What’s 8:32, he asked.
Turns out he’d spotted an 8:32 sticker on the back of her vehicle, then searched the hardware store for the owner of it.
He’d escaped Melbourne and was now living out here, on a remote farm, and felt utterly alone. But now he was here, standing before a woman he never met, but because of these last few years, and their individual choices, he knew. He knew.
Around us we could hear possums manoeuvring through the trees as the roaring fire kept us all warm.
Winter was coming. We could all feel it, but to help the fire keep it at bay, we did what we always do at these 8:32 gatherings, we talk and talk, long into the night, trying to understand the mysteries that had brought us here. To me each one of us was filament of the greater light that our presence and affection, our defiance was creating.
But as David sang his brilliant new song, I knew the darkness was too deep to hear it, and those we were fighting for, those we loved, were too far away to see our light.
Regardless, a few of us, starving for free speaking conversation, would stay up talking until dawn’s pale milk spilt across the horizon.
There were no politics here, no hierarchy. We were just a collection of a new demographic that had been established by the government, MSN, and our compliant brothers and sisters. We were the ones you had been encouraged to hate. The non-compliant, the resistance, the lepers. And temporarily free of all your fears, we knew how to have a good time.

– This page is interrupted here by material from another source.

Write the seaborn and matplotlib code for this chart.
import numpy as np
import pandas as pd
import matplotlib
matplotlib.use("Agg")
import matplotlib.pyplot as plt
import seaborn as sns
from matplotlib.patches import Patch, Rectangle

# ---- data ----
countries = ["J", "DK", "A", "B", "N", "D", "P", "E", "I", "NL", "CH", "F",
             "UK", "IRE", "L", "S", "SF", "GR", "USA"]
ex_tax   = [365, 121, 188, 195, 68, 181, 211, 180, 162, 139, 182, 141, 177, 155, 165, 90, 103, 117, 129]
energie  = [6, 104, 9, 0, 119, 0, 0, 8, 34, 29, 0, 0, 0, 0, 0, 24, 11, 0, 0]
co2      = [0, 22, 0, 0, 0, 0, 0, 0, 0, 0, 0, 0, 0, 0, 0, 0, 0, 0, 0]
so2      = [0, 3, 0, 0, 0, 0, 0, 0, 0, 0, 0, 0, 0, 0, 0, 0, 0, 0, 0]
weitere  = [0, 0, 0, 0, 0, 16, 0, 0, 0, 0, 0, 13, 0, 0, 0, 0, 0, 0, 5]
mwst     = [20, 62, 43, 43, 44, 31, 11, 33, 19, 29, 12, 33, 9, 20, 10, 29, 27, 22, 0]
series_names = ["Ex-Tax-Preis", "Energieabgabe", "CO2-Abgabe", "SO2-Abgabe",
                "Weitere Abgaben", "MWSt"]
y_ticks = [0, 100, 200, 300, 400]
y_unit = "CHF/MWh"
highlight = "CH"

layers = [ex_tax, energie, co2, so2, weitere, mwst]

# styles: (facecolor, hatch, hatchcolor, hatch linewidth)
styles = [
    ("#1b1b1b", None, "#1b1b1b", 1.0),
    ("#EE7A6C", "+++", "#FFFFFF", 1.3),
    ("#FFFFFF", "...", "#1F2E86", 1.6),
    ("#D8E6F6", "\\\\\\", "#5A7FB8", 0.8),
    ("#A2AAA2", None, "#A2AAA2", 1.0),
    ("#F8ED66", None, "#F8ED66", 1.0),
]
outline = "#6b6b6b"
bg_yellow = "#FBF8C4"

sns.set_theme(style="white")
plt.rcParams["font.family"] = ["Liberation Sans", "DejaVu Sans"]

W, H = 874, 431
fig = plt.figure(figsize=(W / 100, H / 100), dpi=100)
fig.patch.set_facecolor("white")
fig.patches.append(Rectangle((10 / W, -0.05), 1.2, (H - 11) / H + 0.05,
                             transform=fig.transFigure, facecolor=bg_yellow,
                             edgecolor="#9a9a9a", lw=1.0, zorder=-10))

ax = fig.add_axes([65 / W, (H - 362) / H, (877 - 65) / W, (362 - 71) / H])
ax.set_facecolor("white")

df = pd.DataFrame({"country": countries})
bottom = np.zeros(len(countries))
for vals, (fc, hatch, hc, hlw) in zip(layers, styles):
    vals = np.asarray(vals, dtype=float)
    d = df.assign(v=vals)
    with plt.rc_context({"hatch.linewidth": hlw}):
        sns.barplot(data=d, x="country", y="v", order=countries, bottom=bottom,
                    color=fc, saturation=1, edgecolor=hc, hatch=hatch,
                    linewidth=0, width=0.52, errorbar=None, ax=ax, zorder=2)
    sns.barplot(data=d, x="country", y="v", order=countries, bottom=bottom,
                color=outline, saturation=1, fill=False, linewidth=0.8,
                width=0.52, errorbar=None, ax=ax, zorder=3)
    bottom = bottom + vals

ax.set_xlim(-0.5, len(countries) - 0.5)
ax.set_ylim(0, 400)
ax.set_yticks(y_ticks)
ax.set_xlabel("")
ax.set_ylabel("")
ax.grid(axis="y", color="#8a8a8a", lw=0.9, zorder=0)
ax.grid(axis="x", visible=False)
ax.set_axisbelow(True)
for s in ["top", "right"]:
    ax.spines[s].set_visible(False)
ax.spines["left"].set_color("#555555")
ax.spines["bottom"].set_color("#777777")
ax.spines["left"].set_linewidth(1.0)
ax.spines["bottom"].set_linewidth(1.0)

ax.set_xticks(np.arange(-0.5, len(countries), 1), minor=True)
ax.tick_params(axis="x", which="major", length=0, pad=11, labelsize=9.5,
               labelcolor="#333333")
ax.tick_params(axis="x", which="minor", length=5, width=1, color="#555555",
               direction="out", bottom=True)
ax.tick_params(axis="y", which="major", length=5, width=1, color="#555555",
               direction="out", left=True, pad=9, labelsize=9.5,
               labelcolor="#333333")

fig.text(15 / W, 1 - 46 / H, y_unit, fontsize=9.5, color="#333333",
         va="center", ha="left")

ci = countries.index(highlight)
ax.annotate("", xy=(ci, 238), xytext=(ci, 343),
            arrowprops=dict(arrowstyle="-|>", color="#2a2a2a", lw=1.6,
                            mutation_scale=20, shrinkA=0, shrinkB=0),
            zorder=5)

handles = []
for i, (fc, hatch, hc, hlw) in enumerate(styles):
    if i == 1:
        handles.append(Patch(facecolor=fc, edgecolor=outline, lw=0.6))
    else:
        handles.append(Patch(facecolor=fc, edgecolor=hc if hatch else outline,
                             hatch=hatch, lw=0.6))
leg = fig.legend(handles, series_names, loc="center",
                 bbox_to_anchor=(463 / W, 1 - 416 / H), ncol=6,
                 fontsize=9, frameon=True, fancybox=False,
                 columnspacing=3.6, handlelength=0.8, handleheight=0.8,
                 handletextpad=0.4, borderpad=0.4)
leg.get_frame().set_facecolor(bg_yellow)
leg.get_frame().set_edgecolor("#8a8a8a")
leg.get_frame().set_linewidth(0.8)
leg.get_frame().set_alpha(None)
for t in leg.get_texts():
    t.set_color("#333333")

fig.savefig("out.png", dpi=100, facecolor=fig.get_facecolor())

We were meant to stay for two nights, but most of us stayed for three, a few of us didn’t want to leave, but there was nothing here for us but each other. A reality that the last one to leave would have felt the keenest.
Today I was sitting at a picnic bench in caravan park in Bendigo, as a man tells me how the jabs killed his father. Pericarditis and then he went mad, the man, his son said. And as he spoke, all I could hear was another woman, who waved us down as we passed through a tiny town. She was also our tribe, hiding out here and had been following us online. She had two bags of crocheted butterfies, and each one had a hand written note of hope tucked inside it.

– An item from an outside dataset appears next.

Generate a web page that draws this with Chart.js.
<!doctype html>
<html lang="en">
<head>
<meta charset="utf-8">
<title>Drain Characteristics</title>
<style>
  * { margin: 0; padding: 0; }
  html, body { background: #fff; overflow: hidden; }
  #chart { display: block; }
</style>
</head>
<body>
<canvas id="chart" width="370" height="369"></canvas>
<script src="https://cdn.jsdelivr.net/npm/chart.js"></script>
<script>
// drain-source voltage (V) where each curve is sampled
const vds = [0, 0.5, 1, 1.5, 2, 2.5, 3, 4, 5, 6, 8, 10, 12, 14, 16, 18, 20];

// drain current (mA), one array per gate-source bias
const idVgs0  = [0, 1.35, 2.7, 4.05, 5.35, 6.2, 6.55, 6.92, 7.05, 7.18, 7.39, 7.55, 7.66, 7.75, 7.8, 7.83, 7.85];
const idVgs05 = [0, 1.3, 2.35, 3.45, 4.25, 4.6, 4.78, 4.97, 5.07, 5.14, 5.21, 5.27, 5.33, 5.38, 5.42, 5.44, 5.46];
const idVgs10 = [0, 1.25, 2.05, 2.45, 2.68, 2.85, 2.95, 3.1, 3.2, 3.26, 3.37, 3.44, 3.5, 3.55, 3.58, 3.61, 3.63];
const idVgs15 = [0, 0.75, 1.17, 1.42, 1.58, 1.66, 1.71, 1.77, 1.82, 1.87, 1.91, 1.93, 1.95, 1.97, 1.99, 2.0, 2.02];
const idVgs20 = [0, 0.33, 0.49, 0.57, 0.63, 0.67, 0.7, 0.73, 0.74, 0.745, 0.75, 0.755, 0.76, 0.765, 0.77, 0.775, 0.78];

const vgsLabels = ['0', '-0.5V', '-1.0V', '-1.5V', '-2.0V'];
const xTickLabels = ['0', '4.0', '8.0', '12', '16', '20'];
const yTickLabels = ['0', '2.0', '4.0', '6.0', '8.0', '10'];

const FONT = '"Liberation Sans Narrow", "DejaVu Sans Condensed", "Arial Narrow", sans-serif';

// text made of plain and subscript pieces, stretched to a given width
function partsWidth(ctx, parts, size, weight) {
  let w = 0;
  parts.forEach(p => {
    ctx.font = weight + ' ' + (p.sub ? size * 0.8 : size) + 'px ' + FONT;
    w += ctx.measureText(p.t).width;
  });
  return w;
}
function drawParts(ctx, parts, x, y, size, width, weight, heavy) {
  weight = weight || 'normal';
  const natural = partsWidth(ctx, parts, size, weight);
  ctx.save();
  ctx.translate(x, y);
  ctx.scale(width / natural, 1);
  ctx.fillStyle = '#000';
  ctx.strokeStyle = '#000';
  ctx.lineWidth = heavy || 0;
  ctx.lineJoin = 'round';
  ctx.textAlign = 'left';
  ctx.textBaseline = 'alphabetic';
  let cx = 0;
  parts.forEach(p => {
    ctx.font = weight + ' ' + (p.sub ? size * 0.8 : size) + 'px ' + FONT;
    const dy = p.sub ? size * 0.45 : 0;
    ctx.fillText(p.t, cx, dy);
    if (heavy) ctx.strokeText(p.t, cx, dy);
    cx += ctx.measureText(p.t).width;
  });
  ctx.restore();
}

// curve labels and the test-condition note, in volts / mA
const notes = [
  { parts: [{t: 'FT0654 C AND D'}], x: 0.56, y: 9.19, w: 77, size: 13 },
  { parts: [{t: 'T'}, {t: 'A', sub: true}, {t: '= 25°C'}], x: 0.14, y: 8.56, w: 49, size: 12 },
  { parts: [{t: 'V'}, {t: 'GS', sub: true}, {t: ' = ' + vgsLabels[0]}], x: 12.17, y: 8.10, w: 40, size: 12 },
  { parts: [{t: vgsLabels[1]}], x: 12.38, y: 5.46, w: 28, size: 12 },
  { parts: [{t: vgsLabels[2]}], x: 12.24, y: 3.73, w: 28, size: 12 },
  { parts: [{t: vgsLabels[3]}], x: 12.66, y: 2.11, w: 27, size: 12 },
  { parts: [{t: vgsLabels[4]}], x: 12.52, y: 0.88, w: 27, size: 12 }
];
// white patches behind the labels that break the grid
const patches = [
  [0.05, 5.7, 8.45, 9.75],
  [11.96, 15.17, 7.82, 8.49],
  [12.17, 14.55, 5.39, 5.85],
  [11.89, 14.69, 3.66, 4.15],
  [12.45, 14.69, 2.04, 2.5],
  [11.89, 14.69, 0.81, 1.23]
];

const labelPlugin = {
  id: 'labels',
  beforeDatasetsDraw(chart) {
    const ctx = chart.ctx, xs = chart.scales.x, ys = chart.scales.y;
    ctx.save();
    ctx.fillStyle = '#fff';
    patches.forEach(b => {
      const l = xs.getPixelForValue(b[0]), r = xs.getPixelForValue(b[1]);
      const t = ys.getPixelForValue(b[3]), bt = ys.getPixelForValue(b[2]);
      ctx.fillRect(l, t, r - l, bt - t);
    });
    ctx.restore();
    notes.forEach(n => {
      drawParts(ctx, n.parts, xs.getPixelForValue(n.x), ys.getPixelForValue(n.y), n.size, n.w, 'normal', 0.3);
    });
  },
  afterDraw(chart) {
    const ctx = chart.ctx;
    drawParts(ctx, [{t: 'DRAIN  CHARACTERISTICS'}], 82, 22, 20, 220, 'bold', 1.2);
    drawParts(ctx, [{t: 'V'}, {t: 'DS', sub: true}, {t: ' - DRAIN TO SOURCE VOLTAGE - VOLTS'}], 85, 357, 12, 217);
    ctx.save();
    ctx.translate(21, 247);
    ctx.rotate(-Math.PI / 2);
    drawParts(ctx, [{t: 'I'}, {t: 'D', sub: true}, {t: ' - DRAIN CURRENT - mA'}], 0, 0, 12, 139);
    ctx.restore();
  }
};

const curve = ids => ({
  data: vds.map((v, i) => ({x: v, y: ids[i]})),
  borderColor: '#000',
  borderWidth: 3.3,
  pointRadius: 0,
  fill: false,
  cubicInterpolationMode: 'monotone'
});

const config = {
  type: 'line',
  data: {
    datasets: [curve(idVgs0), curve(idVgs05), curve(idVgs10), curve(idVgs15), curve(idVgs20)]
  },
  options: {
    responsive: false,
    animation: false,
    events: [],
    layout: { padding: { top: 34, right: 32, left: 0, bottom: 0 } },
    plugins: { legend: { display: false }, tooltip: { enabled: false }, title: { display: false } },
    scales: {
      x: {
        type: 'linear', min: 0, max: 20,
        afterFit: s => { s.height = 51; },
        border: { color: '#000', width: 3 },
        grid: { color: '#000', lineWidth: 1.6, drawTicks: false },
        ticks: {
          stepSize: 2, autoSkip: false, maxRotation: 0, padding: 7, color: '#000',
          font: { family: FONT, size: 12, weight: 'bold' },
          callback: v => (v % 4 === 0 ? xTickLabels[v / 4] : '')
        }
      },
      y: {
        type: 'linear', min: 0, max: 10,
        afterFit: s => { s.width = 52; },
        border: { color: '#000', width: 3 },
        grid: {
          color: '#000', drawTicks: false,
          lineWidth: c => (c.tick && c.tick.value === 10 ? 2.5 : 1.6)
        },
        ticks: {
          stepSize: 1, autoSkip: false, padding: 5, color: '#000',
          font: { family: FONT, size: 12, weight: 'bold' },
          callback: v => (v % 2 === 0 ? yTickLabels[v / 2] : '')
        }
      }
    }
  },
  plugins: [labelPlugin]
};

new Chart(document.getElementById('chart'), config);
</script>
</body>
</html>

They’ve raised my rent three times this year, if they raise it again I’ll be living in my car. But I won’t give in she said. Then, before she left, she grabbed my hand and said, if wasn’t for your work, I would have killed myself.
And my phone is full of texts from drowning people, waving frantically with invisible hands as those around them laugh at tik tok videos.
In front of me now, as I write this, four retried Australians, in two expensive caravans, and all of them fattened by the free and fat time they lived through, are setting up an annex as if their culture never went to hell.
All is good. All is fine. They are safe. And that’s all that matters.
The sacrifices of their fathers, the future of their grandchildren, are subjects I doubt they ever bring up. For silence has replaced ‘she’ll be right’. As it did once before, when people just like them, in the USSR, when that was established, did nothing as the jail was built around them. A jail whose wall, their grandchildren, crazy on the scent of freedom, would be left to demolish.
And today is Anzac Day.
Lest we forget.
Which begs the questions, my fellow Aussies. Forget what? Hmm? Forget what?
Be honest for once. Do you even remember?